Para un niño de apenas 8 o 9 años sería toda una aventura meterse en las aguas de los regatos para recoger huevos de las pollas de agua. Menudas tortillas hacía mi abuela Concha con el botín requisado por mi padre. Le encantaba comerse los espárragos trigueros, que amargosean, revueltos con huevos, entonces de gallinetas hoy de gallinas de granja. No había color con los primeros.

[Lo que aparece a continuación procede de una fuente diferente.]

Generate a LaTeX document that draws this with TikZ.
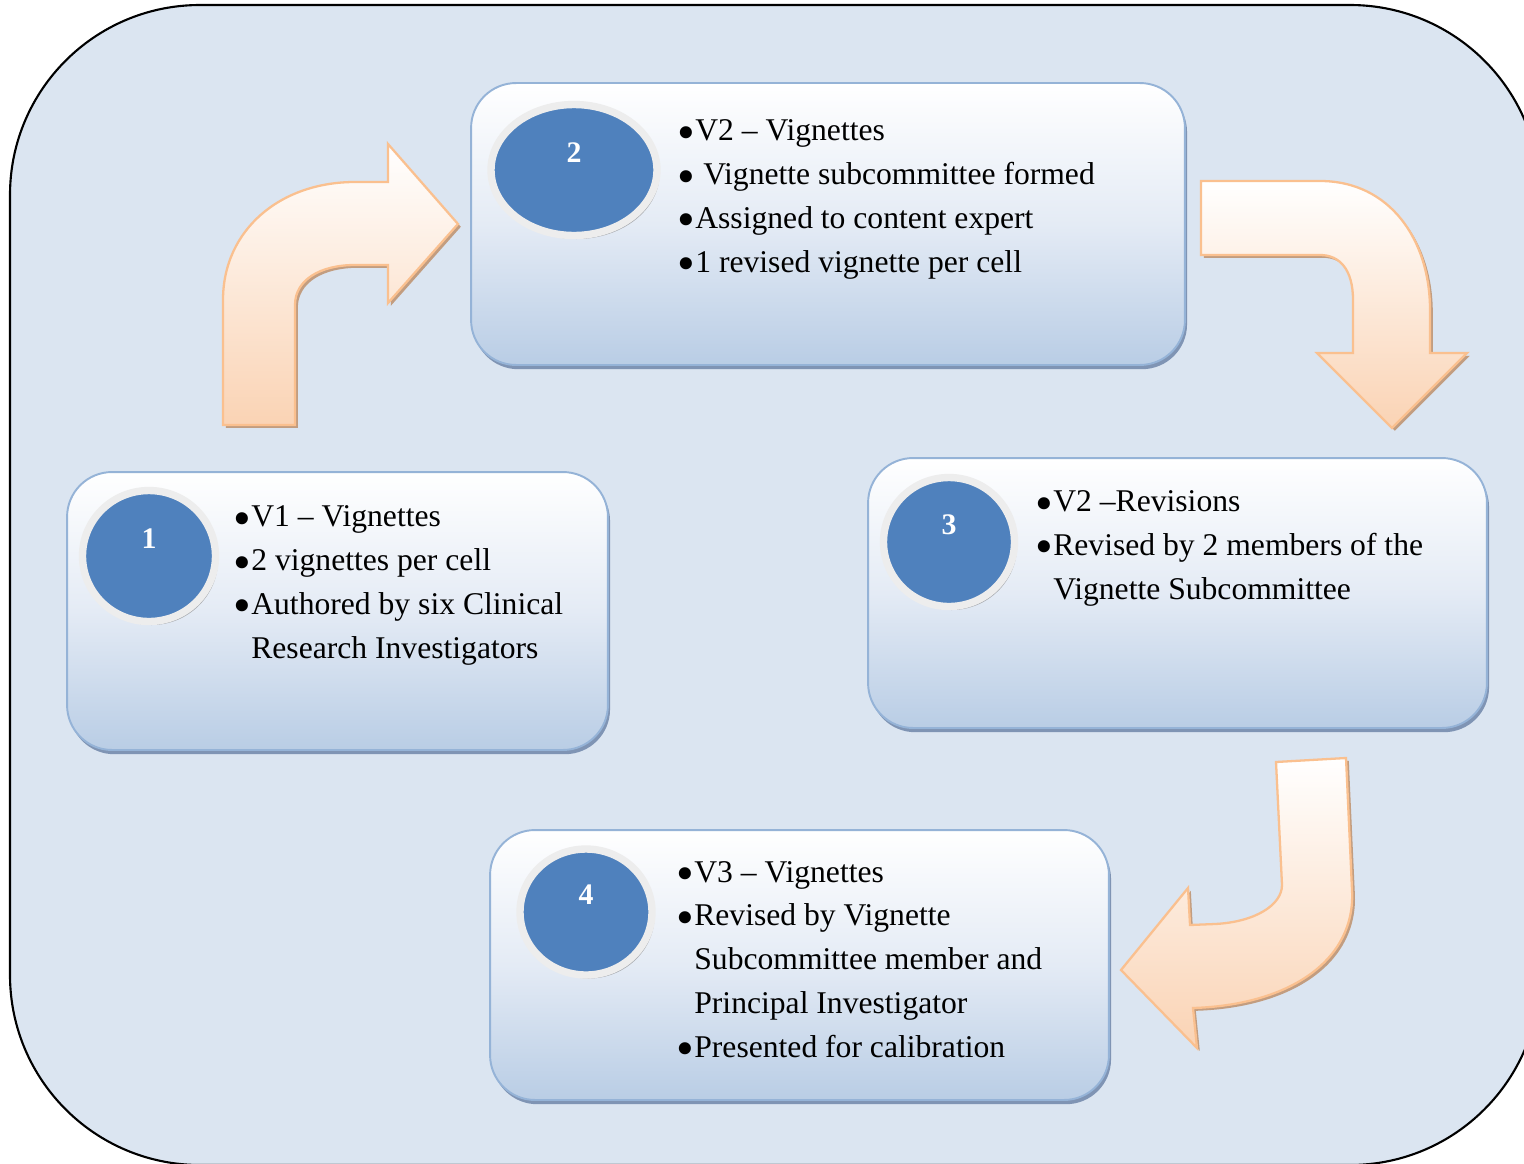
\documentclass[tikz,border=0pt]{standalone}
\usepackage{fontspec}
\setmainfont{Liberation Serif}
\usepackage{graphicx}
\usepackage{xcolor}
\usepackage{tikz}
\usetikzlibrary{positioning,%
  shapes.geometric,%
  shadows
}

\definecolor{bgblue}{HTML}{DBE5F1}
\definecolor{boxline}{HTML}{95B3D7}
\definecolor{boxmid}{HTML}{E4EBF5}
\definecolor{boxbottom}{HTML}{B9CDE5}
\definecolor{boxshade}{HTML}{7F94B4}
\definecolor{numblue}{HTML}{4F81BD}
\definecolor{ringgray}{HTML}{EDEDED}
\definecolor{arrline}{HTML}{FAC08F}
\definecolor{arrfill}{HTML}{FAD3B4}
\definecolor{arrshade}{HTML}{C29D80}

\newcommand{\bul}{\makebox[0.36cm][l]{\smash{\raisebox{-0.27em}{\scalebox{1.6}{\textbullet}}}}}
\newcommand{\ind}{\hspace*{0.36cm}}

\begin{document}
\begin{tikzpicture}
                    [
                        x=0.02cm, y=-0.02cm,
                        stepbox/.style={draw=boxline, line width=1.1pt, rounded corners=0.9cm,
                            top color=white, bottom color=boxbottom, middle color=boxmid,
                            drop shadow={shadow xshift=1.2pt, shadow yshift=-2.4pt, fill=boxshade, opacity=1}},
                        numring/.style={ellipse, fill=numblue, draw=ringgray, line width=4.2pt, inner sep=0pt,
                            drop shadow={shadow xshift=1.5pt, shadow yshift=-2pt, fill=black!50, opacity=.6}},
                        numtext/.style={text=white, inner sep=0pt, font=\fontsize{17}{20}\selectfont\bfseries},
                        itemtext/.style={anchor=base west, align=left, inner sep=0pt,
                            font=\fontsize{18}{24.9}\selectfont},
                        bentarrow/.style={draw=arrline, line width=1.3pt, top color=white, bottom color=arrfill,
                            drop shadow={shadow xshift=1.6pt, shadow yshift=-1.6pt, fill=arrshade, opacity=1}}
                    ]

                    \useasboundingbox (0,0) rectangle (1524,1163);

                    % Hintergrund
                    \begin{scope}
                        \clip (0,0) rectangle (1524,1163);
                        \draw[fill=bgblue, line width=1.2pt, rounded corners=3.8cm] (10,5) rectangle (1540,1165);
                    \end{scope}

                    % Pfeile
                    \path[bentarrow] (223,425) -- (223,300) .. controls (223,230) and (280,182) .. (355,182)
                        -- (388,182) -- (388,144) -- (458,224) -- (388,303) -- (388,265) -- (355,265)
                        .. controls (320,265) and (295,280) .. (295,305) -- (295,425) -- cycle;
                    \path[bentarrow] (1201,181) -- (1320,181) .. controls (1390,181) and (1430,240) .. (1430,310)
                        -- (1430,353) -- (1467,353) -- (1392,428) -- (1317,353) -- (1353,353) -- (1353,300)
                        .. controls (1353,270) and (1340,255) .. (1320,255) -- (1201,255) -- cycle;
                    \path[bentarrow] (1276,762) -- (1346,758) -- (1352,890) .. controls (1356,960) and (1290,1005) .. (1193,1008)
                        -- (1197,1048) -- (1121,970) -- (1188,888) -- (1190,925) -- (1215,924)
                        .. controls (1255,922) and (1282,905) .. (1282,885) -- cycle;

                    % Kaesten
                    \node[stepbox, minimum width=10.82cm, minimum height=5.56cm] (box1) at (337.5,611) {};
                    \node[stepbox, minimum width=14.28cm, minimum height=5.64cm] (box2) at (828,224) {};
                    \node[stepbox, minimum width=12.38cm, minimum height=5.4cm] (box3) at (1177.5,593) {};
                    \node[stepbox, minimum width=12.38cm, minimum height=5.4cm] (box4) at (799.5,965) {};

                    % Nummern
                    \node[numring, minimum width=2.66cm, minimum height=2.62cm] (c1) at (149,556) {};
                    \node[numring, minimum width=3.32cm, minimum height=2.62cm] (c2) at (574,170) {};
                    \node[numring, minimum width=2.62cm, minimum height=2.58cm] (c3) at (949,542) {};
                    \node[numring, minimum width=2.64cm, minimum height=2.52cm] (c4) at (586,912) {};
                    \node[numtext] (n1) at ([yshift=0.34cm]c1.center) {1};
                    \node[numtext] (n2) at ([yshift=0.34cm]c2.center) {2};
                    \node[numtext] (n3) at ([yshift=0.34cm]c3.center) {3};
                    \node[numtext] (n4) at ([yshift=0.34cm]c4.center) {4};

                    % Texte (Anker: Grundlinie der letzten Zeile)
                    \node[itemtext] (t1) at (233,658) {\bul V1 – Vignettes\\\bul 2 vignettes per cell\\
                        \bul Authored by six Clinical\\\ind Research Investigators};
                    \node[itemtext] (t2) at (677,272) {\bul V2 – Vignettes\\\bul\ Vignette subcommittee formed\\
                        \bul Assigned to content expert\\\bul 1 revised vignette per cell};
                    \node[itemtext] (t3) at (1035,599) {\bul V2 –Revisions\\\bul Revised by 2 members of the\\
                        \ind Vignette Subcommittee};
                    \node[itemtext] (t4) at (676,1057) {\bul V3 – Vignettes\\\bul Revised by Vignette\\
                        \ind Subcommittee member and\\\ind Principal Investigator\\\bul Presented for calibration};
                \end{tikzpicture}
\end{document}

También como buen zagal salía al campo con su rebaño de cabras, a las que ordeñaba para hacer un queso, que hoy es delicia mundial, pero que por aquel entonces servía para venderlo a los señoritos de los pueblos. Mi abuela lo guardaba con celo de guardameta y mi padre y su hermana Josefa, a escondidas, todas las noches le metían mano, ¡vaya lazarillos! Mi abuela siempre decía que aquel queso menguaba de forma extraña ¡El hambre que pasaron! Hasta mi abuela les racionaba el pan que hacía en un horno cercano pues, con buen criterio, les decía que el hambre se pasa mejor por las noches. Por las mañanas ordeñaba una de las cabras y sopaban el pan en ese líquido agridulce.

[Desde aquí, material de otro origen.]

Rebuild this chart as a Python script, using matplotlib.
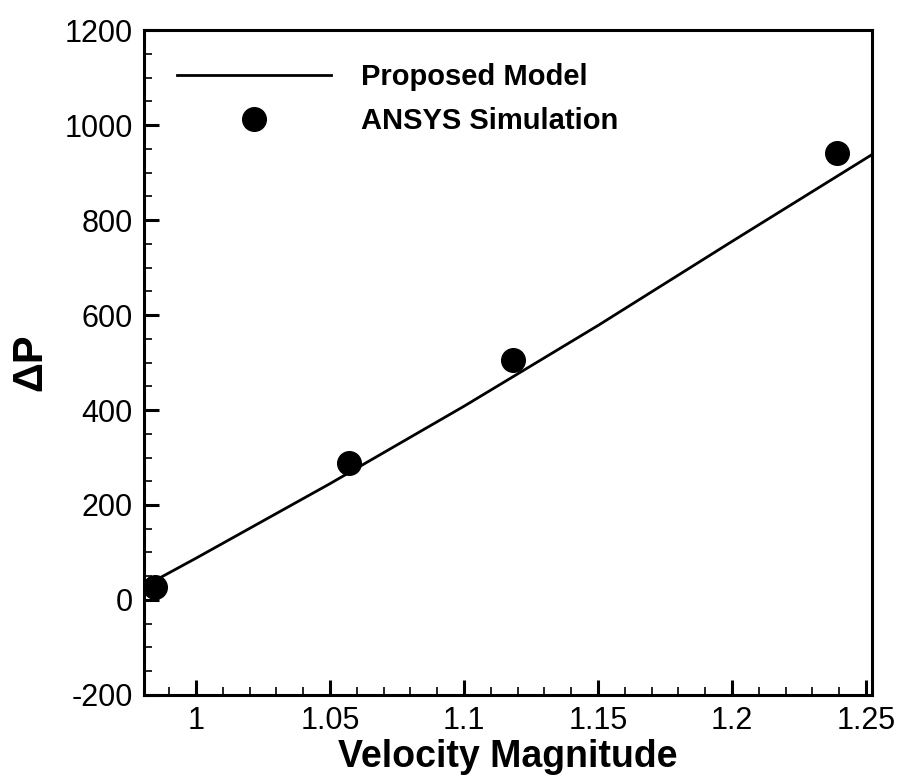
import matplotlib
matplotlib.use('Agg')
import matplotlib.pyplot as plt
from matplotlib.ticker import MultipleLocator

plt.rcParams['font.family'] = ['Liberation Sans', 'DejaVu Sans']
plt.rcParams['axes.unicode_minus'] = False

# 模型曲线
model_v = [0.985, 1.0, 1.05, 1.1, 1.15, 1.2, 1.252]
model_dp = [42, 88, 245, 408, 578, 755, 937]

# ANSYS 仿真点
sim_v = [0.9847, 1.0572, 1.1182, 1.2393]
sim_dp = [28, 288, 505, 942]

fig = plt.figure(figsize=(8.98, 7.78), dpi=100)
ax = fig.add_axes([0.1604, 0.1067, 0.8106, 0.8547])

ax.plot(model_v, model_dp, color='black', lw=2.0, label='Proposed Model')
ax.plot(sim_v, sim_dp, 'o', color='black', ms=17, ls='none', label='ANSYS Simulation')

ax.set_xlim(0.9806, 1.2522)
ax.set_ylim(-200, 1200)
ax.xaxis.set_minor_locator(MultipleLocator(0.01))
ax.yaxis.set_major_locator(MultipleLocator(200))
ax.yaxis.set_minor_locator(MultipleLocator(50))
ax.set_xticks([1, 1.05, 1.1, 1.15, 1.2, 1.25])
ax.set_xticklabels(['1', '1.05', '1.1', '1.15', '1.2', '1.25'])

ax.tick_params(which='both', direction='in', top=False, right=False, labelsize=22)
ax.tick_params(which='major', length=11, width=2.2, pad=8)
ax.tick_params(which='minor', length=6, width=1.2)
for s in ax.spines.values():
    s.set_linewidth(2.2)

ax.set_xlabel('Velocity Magnitude', fontsize=27, fontweight='bold', labelpad=2)
ax.set_ylabel('ΔP', fontsize=30, fontweight='bold', labelpad=10)

leg = ax.legend(loc='upper left', bbox_to_anchor=(0.045, 0.95), frameon=False,
                fontsize=21, handlelength=5.3, handletextpad=1.0, labelspacing=0.55,
                borderpad=0, borderaxespad=0, numpoints=1)
for t in leg.get_texts():
    t.set_fontweight('bold')

fig.savefig('out.png', dpi=100)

Mi padre me contó que muchas noches, en la humilde caseta de camineros donde vivía junto a sus padres y hermanos, oía aullar a los últimos lobos de Extremadura .Una de la veces perdió una cabrita lucera pues le seguían los lobos, le entró miedo y se pasó toda una noche subido a una encina, mientras sus padres y hermanos los buscaban en las estribaciones extremeñas de Sierra Morena. En otra ocasión andando de la Nava a Fregenal, anocheciendo, se encontró de frente con el temido “canis lupus”. Los locales le habían advertido que arrastrando una manta de rafia el lobo ibérico no se acercaba al humano. Así debió ser pues cruzaron las miradas como dos animales asustados y cada uno siguió su camino con el respeto debido.

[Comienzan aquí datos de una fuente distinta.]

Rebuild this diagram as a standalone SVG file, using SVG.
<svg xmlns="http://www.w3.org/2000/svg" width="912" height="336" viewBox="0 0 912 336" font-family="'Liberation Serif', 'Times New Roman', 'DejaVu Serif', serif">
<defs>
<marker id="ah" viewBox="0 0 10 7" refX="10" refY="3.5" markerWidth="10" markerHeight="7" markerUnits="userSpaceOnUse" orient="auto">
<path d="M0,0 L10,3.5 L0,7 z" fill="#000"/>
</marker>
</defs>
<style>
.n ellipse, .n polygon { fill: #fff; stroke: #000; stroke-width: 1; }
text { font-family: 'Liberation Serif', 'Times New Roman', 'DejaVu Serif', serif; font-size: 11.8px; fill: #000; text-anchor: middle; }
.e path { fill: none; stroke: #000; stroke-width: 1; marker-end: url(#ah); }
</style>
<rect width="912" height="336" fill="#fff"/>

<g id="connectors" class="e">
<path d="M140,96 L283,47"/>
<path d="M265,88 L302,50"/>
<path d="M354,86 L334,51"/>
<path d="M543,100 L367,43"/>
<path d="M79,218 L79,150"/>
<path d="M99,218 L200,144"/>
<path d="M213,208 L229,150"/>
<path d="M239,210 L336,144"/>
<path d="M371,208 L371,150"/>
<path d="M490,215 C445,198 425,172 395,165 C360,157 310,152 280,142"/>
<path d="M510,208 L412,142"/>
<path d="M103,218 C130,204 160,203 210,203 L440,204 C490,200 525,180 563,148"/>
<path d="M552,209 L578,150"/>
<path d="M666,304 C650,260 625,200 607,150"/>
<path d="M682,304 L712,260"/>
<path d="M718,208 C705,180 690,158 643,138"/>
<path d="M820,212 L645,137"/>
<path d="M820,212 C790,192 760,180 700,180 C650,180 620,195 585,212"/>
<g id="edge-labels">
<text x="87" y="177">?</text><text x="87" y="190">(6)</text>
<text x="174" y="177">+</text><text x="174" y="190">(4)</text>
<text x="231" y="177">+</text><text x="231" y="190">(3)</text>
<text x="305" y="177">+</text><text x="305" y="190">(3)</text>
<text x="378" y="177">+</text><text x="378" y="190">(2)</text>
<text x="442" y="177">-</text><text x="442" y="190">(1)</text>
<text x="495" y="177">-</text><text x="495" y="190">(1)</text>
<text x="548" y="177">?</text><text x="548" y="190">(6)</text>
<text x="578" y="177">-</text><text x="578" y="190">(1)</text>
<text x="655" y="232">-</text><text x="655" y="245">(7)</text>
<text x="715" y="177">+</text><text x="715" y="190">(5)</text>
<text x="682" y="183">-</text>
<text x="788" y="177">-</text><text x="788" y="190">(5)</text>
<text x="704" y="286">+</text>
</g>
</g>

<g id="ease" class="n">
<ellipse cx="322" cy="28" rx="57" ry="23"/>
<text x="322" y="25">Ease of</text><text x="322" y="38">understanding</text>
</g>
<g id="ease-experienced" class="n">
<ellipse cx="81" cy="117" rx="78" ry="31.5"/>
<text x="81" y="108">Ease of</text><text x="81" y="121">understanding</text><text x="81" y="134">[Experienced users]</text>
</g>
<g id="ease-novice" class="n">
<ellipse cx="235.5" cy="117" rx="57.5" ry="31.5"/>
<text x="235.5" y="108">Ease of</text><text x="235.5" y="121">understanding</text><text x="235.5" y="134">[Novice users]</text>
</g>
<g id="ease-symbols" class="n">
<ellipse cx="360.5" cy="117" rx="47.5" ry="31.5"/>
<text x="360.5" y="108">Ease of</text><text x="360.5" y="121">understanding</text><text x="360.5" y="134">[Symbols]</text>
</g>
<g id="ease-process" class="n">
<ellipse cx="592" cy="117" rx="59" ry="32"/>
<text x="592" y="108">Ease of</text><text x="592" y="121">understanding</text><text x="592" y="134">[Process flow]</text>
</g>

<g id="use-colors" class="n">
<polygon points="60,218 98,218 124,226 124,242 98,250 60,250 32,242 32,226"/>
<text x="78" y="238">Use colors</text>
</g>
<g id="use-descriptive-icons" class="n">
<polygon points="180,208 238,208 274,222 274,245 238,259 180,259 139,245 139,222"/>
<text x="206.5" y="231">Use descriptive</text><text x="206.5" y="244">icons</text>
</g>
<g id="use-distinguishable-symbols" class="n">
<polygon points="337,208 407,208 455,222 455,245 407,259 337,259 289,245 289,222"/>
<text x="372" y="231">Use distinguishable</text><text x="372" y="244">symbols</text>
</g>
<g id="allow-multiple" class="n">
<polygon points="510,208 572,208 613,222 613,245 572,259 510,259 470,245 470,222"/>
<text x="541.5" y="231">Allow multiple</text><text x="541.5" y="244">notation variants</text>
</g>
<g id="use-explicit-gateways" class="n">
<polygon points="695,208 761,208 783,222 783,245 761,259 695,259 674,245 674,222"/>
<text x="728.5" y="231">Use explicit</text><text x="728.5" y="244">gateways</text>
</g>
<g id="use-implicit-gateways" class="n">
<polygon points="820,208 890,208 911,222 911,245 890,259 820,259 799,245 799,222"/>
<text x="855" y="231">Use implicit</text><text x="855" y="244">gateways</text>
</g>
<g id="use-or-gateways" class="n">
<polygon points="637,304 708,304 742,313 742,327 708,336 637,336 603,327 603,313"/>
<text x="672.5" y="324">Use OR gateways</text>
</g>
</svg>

Mi padre tenía un olfato animal, ese que todos tenemos pero que no desarrollamos por vivir como urbanitas. Podía seguir el rastro de los linces extremeños pues sabía que por allí debían de andar los conejos, base alimenticia de esta belleza ibérica y de su familia. Llegó a jugar con las crías de la raposa como si fueran perritos y siempre respetando su astucia. Conocía cada verruga u oquedad de las encinas y alcornoques donde se escondía la esquiva jineta, animal de hábitos nocturnos, así como de los gatos montunos, otra de las bellezas de la dehesa. Tejones, comadrejas y meloncillos (la única mangosta europea) merodeaban por los alrededores de la caseta de camineros

Conocía al dedillo el canto de todas las aves, la más apreciada para el puchero era el pájaro perdiz. Sabía hacer el canto de la patirroja con una simple hoja, increíble. Con el chasquido de los dientes imitaba a la perfección el canto de la codorniz. Al punto que se le acercaban como si fueran un perrito faldero. Conocía al dedillo el canto del búho chico, del otillo, de la lechuza. Con solo alzar la mirada distinguía el vuelo del buitre leonado, del negro, del águila culebrera, imperial ibérica o real. Que decir de las torcaces y zuritas, ni Paco «el Bajo» de “Los Santos Inocentes” le superaba. Avutardas, agua-nieves, y la bellísima grulla eran aves que se dejaban ver por aquellos lares. Un espectáculo. El bicho al que más temía, amén del lobo, era a la víbora hocicuda y la culebra bastarda, tenía que evitar que buscaran las ubres de las cabras para saciar su sed con su leche. Sin embargo al lagarto no le hacía ascos y era base de su dieta mediterránea.

Con juncos hacia jaulas para grillos y ¡cómo cantaban los condenados!

Tiempos que fueron y no vendrán pero que aún perduran en nuestra memoria gracias a él y que vistos con perspectivas me dan una envidia sana. Mi padre nos transmitió ese amor a la naturaleza y el respeto debido para con los animales.

 

La vida hay que exprimirla como un limón de paella. Hoy, viendo esta foto, me acuerdo de los que se fueron: NUESTROS inolvidables e imprescindibles

 

Gracias Papá por haberme enseñado tanto, ha sido un honor servir a tus órdenes.